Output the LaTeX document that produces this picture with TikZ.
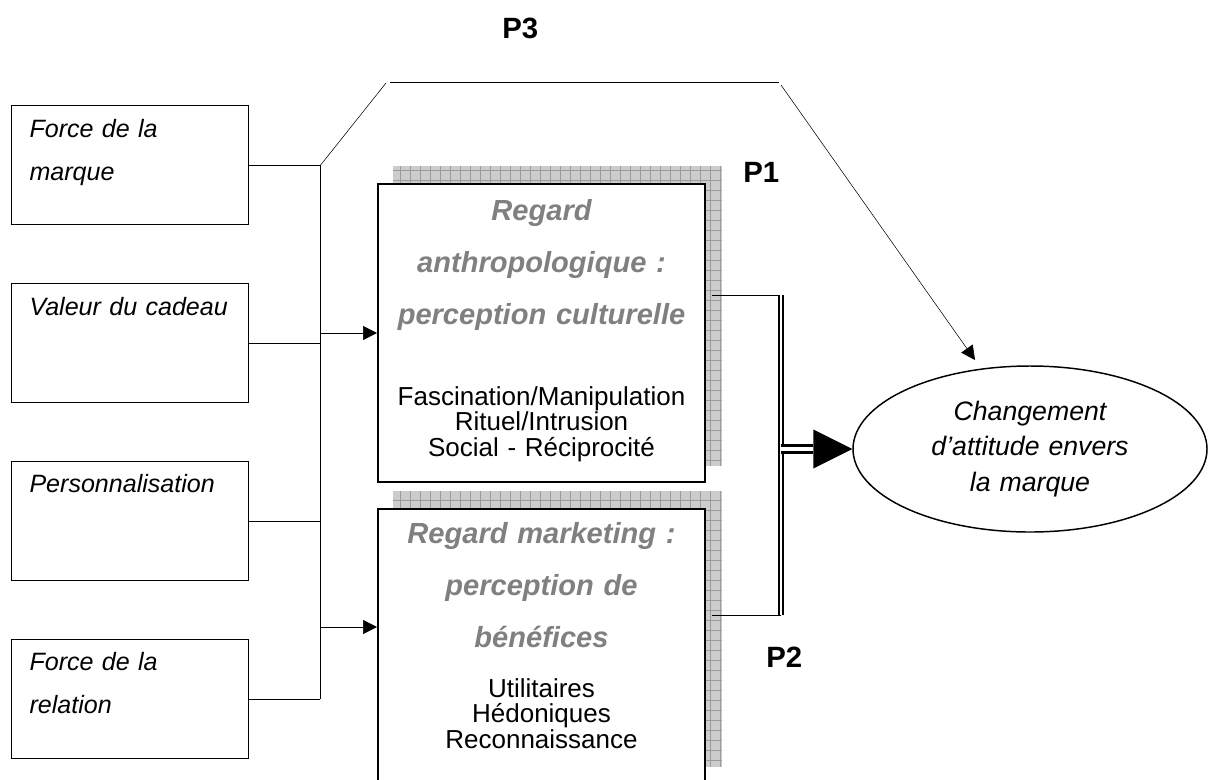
\documentclass[tikz,border=0pt]{standalone}
\usepackage{fontspec}
\setmainfont{Liberation Sans}
\usetikzlibrary{arrows.meta,calc,shapes.geometric,backgrounds}
\definecolor{titlegray}{RGB}{128,128,128}
\definecolor{shadowgray}{RGB}{204,204,204}
\definecolor{shadowline}{RGB}{155,155,155}

\tikzset{every picture/.style={line width=0.75pt}}
\tikzset{
  factor/.style={draw, line width=1.1pt, anchor=north west, inner sep=0pt,
    minimum width=177.75pt, minimum height=89.25pt},
  factortext/.style={anchor=base west, inner sep=0pt, text width=170pt, align=left,
    font=\fontsize{18.8}{32.3}\selectfont\itshape},
  regard/.style={draw, line width=1.5pt, fill=white, anchor=north west, inner sep=0pt,
    minimum width=245.25pt},
  regardtitle/.style={anchor=base, inner sep=0pt, text width=240pt, align=center,
    text=titlegray, font=\fontsize{21.8}{39}\selectfont\bfseries\itshape},
  regarditems/.style={anchor=base, inner sep=0pt, text width=240pt, align=center,
    font=\fontsize{19.5}{19.4}\selectfont},
  outcome/.style={draw, ellipse, line width=1.1pt, inner sep=0pt,
    minimum width=265.5pt, minimum height=124.5pt, text width=160pt, align=center,
    font=\fontsize{20}{26.6}\selectfont\itshape},
  plabel/.style={anchor=base west, inner sep=0pt, font=\fontsize{22}{26}\selectfont\bfseries},
  feed/.style={-{Triangle[length=10.5pt,width=10.5pt]}},
  joint/.style={double, line width=1.2pt, double distance=1.9pt},
  bigshaft/.style={double, line width=2.8pt, double distance=2.6pt},
}

\begin{document}
\begin{tikzpicture}[x=0.75pt,y=0.75pt,yscale=-1,xscale=1]
\useasboundingbox (0,0) rectangle (1227,779);

%Factor boxes
\node[factor] (f1) at (11,105) {};
\node[factor] (f2) at (11,283) {};
\node[factor] (f3) at (11,461) {};
\node[factor] (f4) at (11,639) {};
\node[factortext] (f1txt) at ($(f1.north west)+(18,32)$) {Force de la\\marque};
\node[factortext] (f2txt) at ($(f2.north west)+(18,32)$) {Valeur du cadeau};
\node[factortext] (f3txt) at ($(f3.north west)+(18,31)$) {Personnalisation};
\node[factortext] (f4txt) at ($(f4.north west)+(18,31)$) {Force de la\\relation};

%Regard boxes
\node[regard, minimum height=223.5pt] (anth) at (377,183) {};
\node[regard, minimum height=205.5pt] (mkt) at (377,508) {};
\node[regardtitle] (anthtitle) at ($(anth.north)+(0,37)$) {Regard\\anthropologique :\\perception culturelle};
\node[regarditems] (anthitems) at ($(anth.north)+(0,222)$) {Fascination/Manipulation\\Rituel/Intrusion\\Social - Réciprocité};
\node[regardtitle] (mkttitle) at ($(mkt.north)+(0,35)$) {Regard marketing :\\perception de\\bénéfices};
\node[regarditems] (mktitems) at ($(mkt.north)+(0,189)$) {Utilitaires\\Hédoniques\\Reconnaissance};

%Shadows behind the regard boxes
\begin{pgfonlayer}{background}
\foreach \bx in {anth,mkt}{
  \begin{scope}
    \clip ($(\bx.south west)+(16,-17)$) rectangle ($(\bx.north east)+(16,-17)$);
    \fill[shadowgray] ($(\bx.south west)+(16,-17)$) rectangle ($(\bx.north east)+(16,-17)$);
    \draw[shadowline, step=10, line width=0.4pt] ($(\bx.south west)+(16,-17)$) grid ($(\bx.north east)+(16,-17)$);
  \end{scope}
}
\end{pgfonlayer}

%Outcome
\node[outcome] (ell) at (1030,449) {Changement\\d’attitude envers\\la marque};

% Text Node
\node[plabel] (p3) at (502,38) {P3};
% Text Node
\node[plabel] (p1) at (743,182) {P1};
% Text Node
\node[plabel] (p2) at (766,667) {P2};

%Bus from the factors
\coordinate (busT) at ($(f1.east)+(71,0)$);
\coordinate (busB) at (f4.east -| busT);
\draw (f1.east) -- (busT) -- (busB);
\draw (f2.east) -- (f2.east -| busT);
\draw (f3.east) -- (f3.east -| busT);
\draw (f4.east) -- (f4.east -| busT);
\coordinate (mktin) at ($(mkt.north west)+(0,119)$);
\draw[feed] (anth.west -| busT) -- (anth.west);
\draw[feed] (mktin -| busT) -- (mktin);

%P3 path over the top
\coordinate (p3a) at (386,83);
\coordinate (p3b) at (390,82);
\coordinate (p3c) at (779,82);
\coordinate (p3d) at (781,85);
\coordinate (p3tip) at (975,360);
\draw (busT) -- (p3a);
\draw (p3b) -- (p3c);
\draw[feed] (p3d) -- (p3tip);

%Joining the two regards
\coordinate (jtop) at (781,295);
\coordinate (jbot) at (781,615);
\draw ($(anth.north east)+(6,112)$) -- (jtop);
\draw ($(mkt.north east)+(6,107)$) -- (jbot);
\draw[joint] (jtop) -- (jbot);
\coordinate (jmid) at (jtop |- ell.west);
\draw[bigshaft] (jmid) -- ($(ell.west)+(-39,0)$);
\fill ($(ell.west)+(-39,-19.5)$) -- (ell.west) -- ($(ell.west)+(-39,19.5)$) -- cycle;

\end{tikzpicture}
\end{document}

:::

• Problem
Skipping the pictures, transcribe each line above exactly as it appears.

• Answer to this task
Output the LaTeX document that produces this picture with TikZ.
\documentclass[tikz,border=0pt]{standalone}
\usepackage{fontspec}
\setmainfont{Liberation Sans}
\usetikzlibrary{arrows.meta,calc,shapes.geometric,backgrounds}
\definecolor{titlegray}{RGB}{128,128,128}
\definecolor{shadowgray}{RGB}{204,204,204}
\definecolor{shadowline}{RGB}{155,155,155}

\tikzset{every picture/.style={line width=0.75pt}}
\tikzset{
  factor/.style={draw, line width=1.1pt, anchor=north west, inner sep=0pt,
    minimum width=177.75pt, minimum height=89.25pt},
  factortext/.style={anchor=base west, inner sep=0pt, text width=170pt, align=left,
    font=\fontsize{18.8}{32.3}\selectfont\itshape},
  regard/.style={draw, line width=1.5pt, fill=white, anchor=north west, inner sep=0pt,
    minimum width=245.25pt},
  regardtitle/.style={anchor=base, inner sep=0pt, text width=240pt, align=center,
    text=titlegray, font=\fontsize{21.8}{39}\selectfont\bfseries\itshape},
  regarditems/.style={anchor=base, inner sep=0pt, text width=240pt, align=center,
    font=\fontsize{19.5}{19.4}\selectfont},
  outcome/.style={draw, ellipse, line width=1.1pt, inner sep=0pt,
    minimum width=265.5pt, minimum height=124.5pt, text width=160pt, align=center,
    font=\fontsize{20}{26.6}\selectfont\itshape},
  plabel/.style={anchor=base west, inner sep=0pt, font=\fontsize{22}{26}\selectfont\bfseries},
  feed/.style={-{Triangle[length=10.5pt,width=10.5pt]}},
  joint/.style={double, line width=1.2pt, double distance=1.9pt},
  bigshaft/.style={double, line width=2.8pt, double distance=2.6pt},
}

\begin{document}
\begin{tikzpicture}[x=0.75pt,y=0.75pt,yscale=-1,xscale=1]
\useasboundingbox (0,0) rectangle (1227,779);

%Factor boxes
\node[factor] (f1) at (11,105) {};
\node[factor] (f2) at (11,283) {};
\node[factor] (f3) at (11,461) {};
\node[factor] (f4) at (11,639) {};
\node[factortext] (f1txt) at ($(f1.north west)+(18,32)$) {Force de la\\marque};
\node[factortext] (f2txt) at ($(f2.north west)+(18,32)$) {Valeur du cadeau};
\node[factortext] (f3txt) at ($(f3.north west)+(18,31)$) {Personnalisation};
\node[factortext] (f4txt) at ($(f4.north west)+(18,31)$) {Force de la\\relation};

%Regard boxes
\node[regard, minimum height=223.5pt] (anth) at (377,183) {};
\node[regard, minimum height=205.5pt] (mkt) at (377,508) {};
\node[regardtitle] (anthtitle) at ($(anth.north)+(0,37)$) {Regard\\anthropologique :\\perception culturelle};
\node[regarditems] (anthitems) at ($(anth.north)+(0,222)$) {Fascination/Manipulation\\Rituel/Intrusion\\Social - Réciprocité};
\node[regardtitle] (mkttitle) at ($(mkt.north)+(0,35)$) {Regard marketing :\\perception de\\bénéfices};
\node[regarditems] (mktitems) at ($(mkt.north)+(0,189)$) {Utilitaires\\Hédoniques\\Reconnaissance};

%Shadows behind the regard boxes
\begin{pgfonlayer}{background}
\foreach \bx in {anth,mkt}{
  \begin{scope}
    \clip ($(\bx.south west)+(16,-17)$) rectangle ($(\bx.north east)+(16,-17)$);
    \fill[shadowgray] ($(\bx.south west)+(16,-17)$) rectangle ($(\bx.north east)+(16,-17)$);
    \draw[shadowline, step=10, line width=0.4pt] ($(\bx.south west)+(16,-17)$) grid ($(\bx.north east)+(16,-17)$);
  \end{scope}
}
\end{pgfonlayer}

%Outcome
\node[outcome] (ell) at (1030,449) {Changement\\d’attitude envers\\la marque};

% Text Node
\node[plabel] (p3) at (502,38) {P3};
% Text Node
\node[plabel] (p1) at (743,182) {P1};
% Text Node
\node[plabel] (p2) at (766,667) {P2};

%Bus from the factors
\coordinate (busT) at ($(f1.east)+(71,0)$);
\coordinate (busB) at (f4.east -| busT);
\draw (f1.east) -- (busT) -- (busB);
\draw (f2.east) -- (f2.east -| busT);
\draw (f3.east) -- (f3.east -| busT);
\draw (f4.east) -- (f4.east -| busT);
\coordinate (mktin) at ($(mkt.north west)+(0,119)$);
\draw[feed] (anth.west -| busT) -- (anth.west);
\draw[feed] (mktin -| busT) -- (mktin);

%P3 path over the top
\coordinate (p3a) at (386,83);
\coordinate (p3b) at (390,82);
\coordinate (p3c) at (779,82);
\coordinate (p3d) at (781,85);
\coordinate (p3tip) at (975,360);
\draw (busT) -- (p3a);
\draw (p3b) -- (p3c);
\draw[feed] (p3d) -- (p3tip);

%Joining the two regards
\coordinate (jtop) at (781,295);
\coordinate (jbot) at (781,615);
\draw ($(anth.north east)+(6,112)$) -- (jtop);
\draw ($(mkt.north east)+(6,107)$) -- (jbot);
\draw[joint] (jtop) -- (jbot);
\coordinate (jmid) at (jtop |- ell.west);
\draw[bigshaft] (jmid) -- ($(ell.west)+(-39,0)$);
\fill ($(ell.west)+(-39,-19.5)$) -- (ell.west) -- ($(ell.west)+(-39,19.5)$) -- cycle;

\end{tikzpicture}
\end{document}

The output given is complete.